La palabra no tenía equivalente preciso en español. Lo había buscado inútilmente, mientras en el Arca leía por las noches L’écriture ou la vie, pero sabía por su propia experiencia, que definía a alguien que volvía de la muerte y la traía consigo; alguien que vivió en su propia carne o en la de un ser amado el horror y llevaba consigo las huellas del mal como si lo hubieran grabado con un hierro al rojo vivo y regresara transfigurado para siempre de un largo e inesperado viaje. Todo eso no podía comunicarse en tanto experiencia. Tal vez si pudiera hacerse, el mal podría acotarse. Pero los intentos que se habían hecho por explicar la irrupción de lo absurdo en el corazón de la historia humana, ese drama de la carencia de ser que se repite y se logra como desastre y tragedia, esa voluntad de dañar, no sólo habían sido tan absurdos como querer discutir la pertinencia de un campo de exterminio, tan absurdos y terribles como las aberraciones teológicas que habían explicado el asesinato de Cristo como una necesidad, algo inevitable en la economía de la salvación, una voluntad de Dios o, como lo decía el marxismo, al hablar de las grandes masacres, como una necesidad de la Historia en la construcción de un mundo de justicia. Era también, y por lo mismo, darle un lugar al mal que no le correspondía entre los seres humanos. Intentar explicar el mal era, de alguna forma, darle un sentido a lo que carece de él. Al mal no había que explicarlo, a riesgo de justificarlo. Había que decirle “no”. Pero, él mismo no encontraba en los crujidos que se movían en su interior una forma de construir un sentido que expresara ese “no”. Estaba delante de una aporía. A esos grados el mal lo había calado. 

Por un instante tuvo la tentación de quitarse el cinturón de seguridad y echarse a correr por el pasillo del avión como un niño asustado. Apretó de nuevo la mano de Isolda que reposaba sobre su muslo como un animalito muerto. Cerró los ojos y, como lo había aprendido durante los años en que practicó yoga y meditación zen, reguló su respiración. Una imagen surgió de sus tinieblas, una especie de koan que, a la manera de una visión tuvo antes de abandonar el Arca: después de que se despidieron de su hija y su nieto, cuando Isolda, George y Mónica ya habían salido de la habitación para ir al auto en el que los llevarían a la estación de trenes de Valence, Sicilia se quedó un momento solo. Caminó hasta la ventana de la habitación y miró por última vez la espalda de la catedral de Saint-Antoine y el claustro de la abadía que albergaba a la comunidad del Arca. De pronto surgió. No una visión como las que se tienen bajo el efecto de una droga o como las que solemos ver en el cine, en las fotografías o en la televisión, sino una visión sin imágenes, una visión que, apenas si duró unos segundos.

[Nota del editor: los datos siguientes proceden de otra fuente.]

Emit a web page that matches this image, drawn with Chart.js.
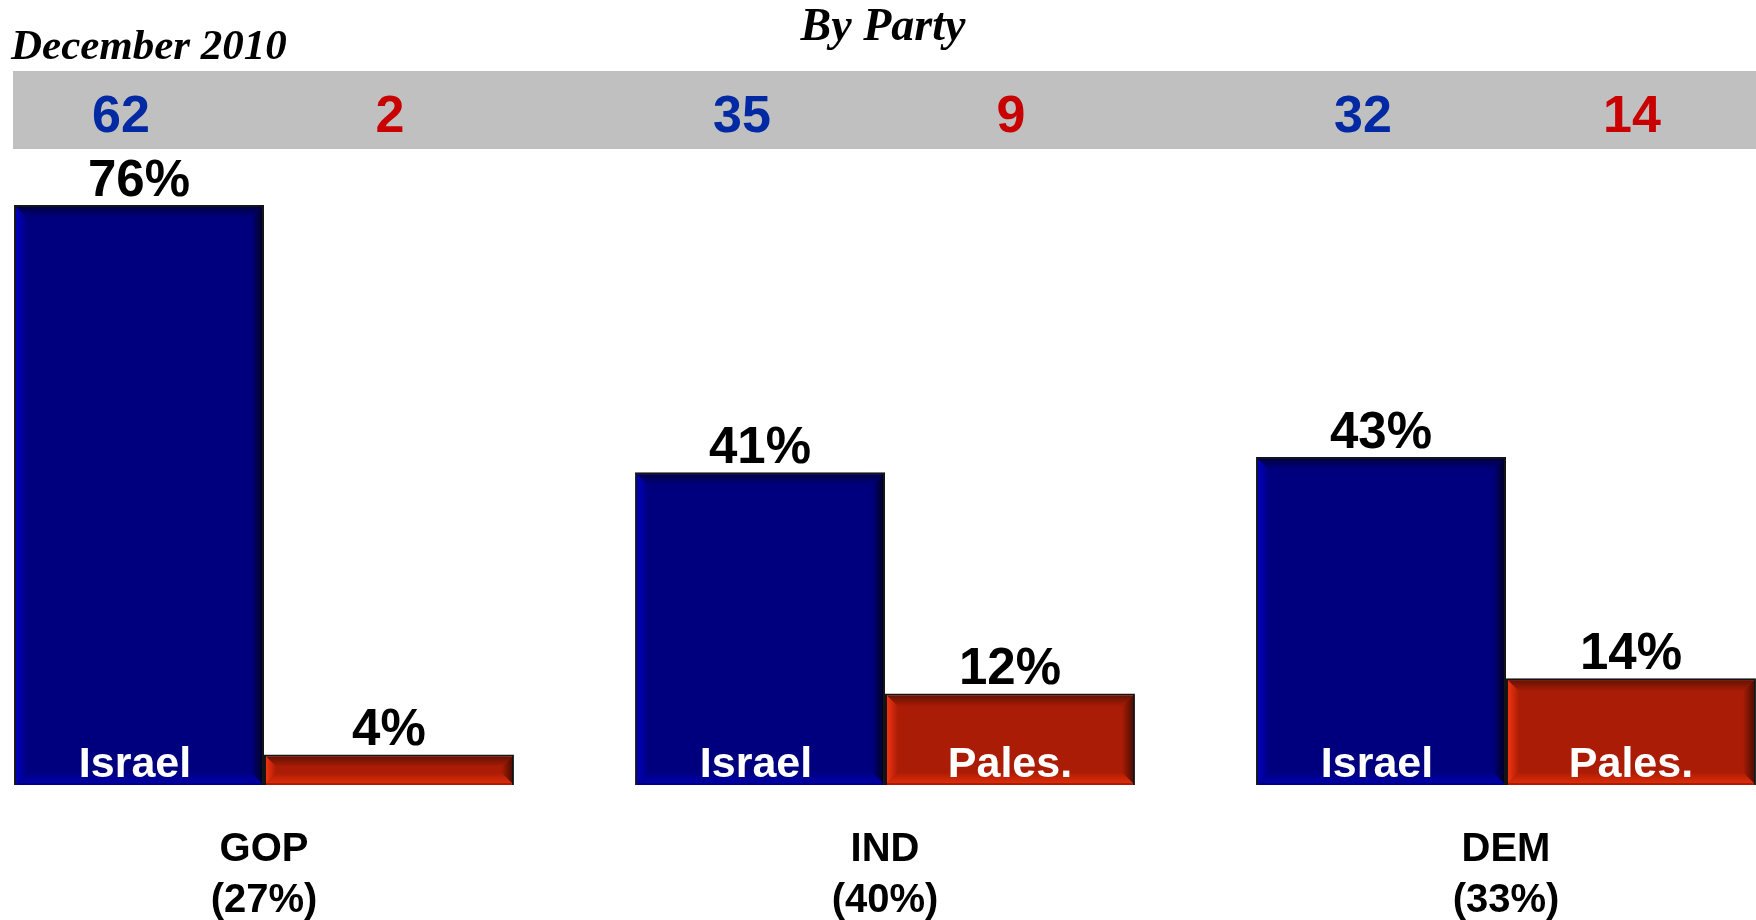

Era Cristo. Avanzaba trastabillante bajo el sol de mediodía, escarnecido, aferrado a la cruz y a su conciencia. No tenía ninguna esperanza. Dios, como lo gritaría después bajo el peso de la soledad, del sopor del día y de los clavos, parecía haberlo abandonado. Avanzaba, sin embargo, más allá de la cruz, aferrado a algo que ya no sabía qué era, que carecía de cualquier sustento en la realidad. El mal, contra el que su experiencia y su doctrina del amor se habían sublevado, había caído, como suele suceder el mal, sobre él de manera sorprendente, absurda, injustificable y atroz. Pero él continuaba avanzando como si supiera que aquello que lo aplastaba y constituía su fracaso, consumara, al mismo tiempo, su victoria. Aferrado a la cruz, pero sin dejar de amar, él era superior a su destino, era en la impotencia de su “no” más fuerte que el mal.

Era, en realidad, lo único que traía consigo para orientarse en el infierno al que vertiginosamente volvían: una especie de brújula que había quedado enterrada en los escombros de su vida y no sabía si todavía funcionaba.